■ Data section
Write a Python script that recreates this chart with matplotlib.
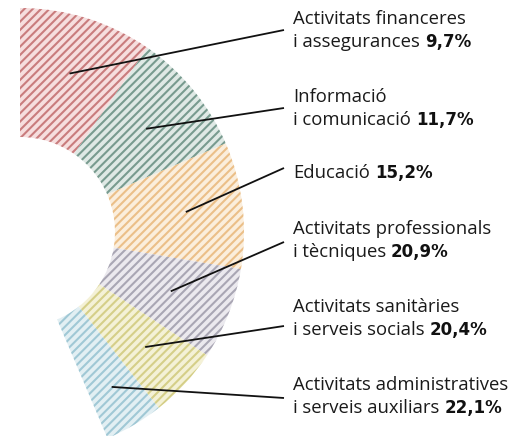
import numpy as np
import matplotlib
matplotlib.use("Agg")
import matplotlib.pyplot as plt

# ---- data ----
line1 = ["Activitats financeres", "Informació", "Educació", "Activitats professionals",
         "Activitats sanitàries", "Activitats administratives"]
line2 = ["i assegurances", "i comunicació", None, "i tècniques",
         "i serveis socials", "i serveis auxiliars"]
values = [9.7, 11.7, 15.2, 20.9, 20.4, 22.1]
value_labels = ["9,7%", "11,7%", "15,2%", "20,9%", "20,4%", "22,1%"]

# slice sizes as drawn in the graphic (top to bottom)
slice_sizes = values[::-1]

stripe_colors = ["#c97c7d", "#789b8f", "#ebbf88", "#a9a6b4", "#d5cf88", "#a0c8d5"]
bg_colors = ["#f6dede", "#dfe9e5", "#fbeedc", "#ebe9ee", "#f4f1d6", "#e2eff3"]

W, H = 524, 436
plt.rcParams["hatch.linewidth"] = 1.5
fig = plt.figure(figsize=(W / 100, H / 100), dpi=100)
ax = fig.add_axes([0, 0, 1, 1])

center = (20, H - 232)
r_out, r_in = 224, 95
span_deg = 157.0
frac = np.array(slice_sizes) / 100.0 * span_deg / 360.0

wedges, _ = ax.pie(frac, normalize=False, startangle=90, counterclock=False,
                   center=center, radius=r_out, colors=bg_colors,
                   wedgeprops=dict(width=r_out - r_in, linewidth=0))
for w, sc in zip(wedges, stripe_colors):
    w.set_hatch("////")
    w.set_edgecolor(sc)
    w.set_linewidth(0)
ax.set_xlim(0, W)
ax.set_ylim(0, H)
ax.set_aspect("equal")
ax.axis("off")

# leader lines and labels
label_x = 293
line_end_x = 284
line2_baselines = [47, 125, 178, 257, 335, 413]
leader_end_y = [30, 108, 168, 242, 326, 398]
leader_r = [166, 163, 167, 162, 170, 180]

fs = 13.3
fam = ["Open Sans", "DejaVu Sans"]
for i, w in enumerate(wedges):
    mid = np.deg2rad((w.theta1 + w.theta2) / 2)
    sx = center[0] + leader_r[i] * np.cos(mid)
    sy = center[1] + leader_r[i] * np.sin(mid)
    ax.plot([sx, line_end_x], [sy, H - leader_end_y[i]], color="#111111", lw=1.3,
            solid_capstyle="butt")

    b2 = H - line2_baselines[i]
    if line2[i] is None:
        t = ax.text(label_x, b2, line1[i], fontsize=fs, family=fam,
                    va="baseline", ha="left", color="#1a1a1a")
    else:
        ax.text(label_x, b2 + 23, line1[i], fontsize=fs, family=fam,
                va="baseline", ha="left", color="#1a1a1a")
        t = ax.text(label_x, b2, line2[i], fontsize=fs, family=fam,
                    va="baseline", ha="left", color="#1a1a1a")
    ax.annotate(value_labels[i], xy=(1, 0), xycoords=t, xytext=(3.5, 0),
                textcoords="offset points", fontsize=12, family="DejaVu Sans",
                fontweight="bold", va="bottom", ha="left", color="#111111")

fig.savefig("out.png", dpi=100)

■ Set problem
Leave out the pictures, then repeat the listing above exactly from its first line to the line with "import matplotlib.pyplot as plt", inclusive.

■ Exercise output
Write a Python script that recreates this chart with matplotlib.
import numpy as np
import matplotlib
matplotlib.use("Agg")
import matplotlib.pyplot as plt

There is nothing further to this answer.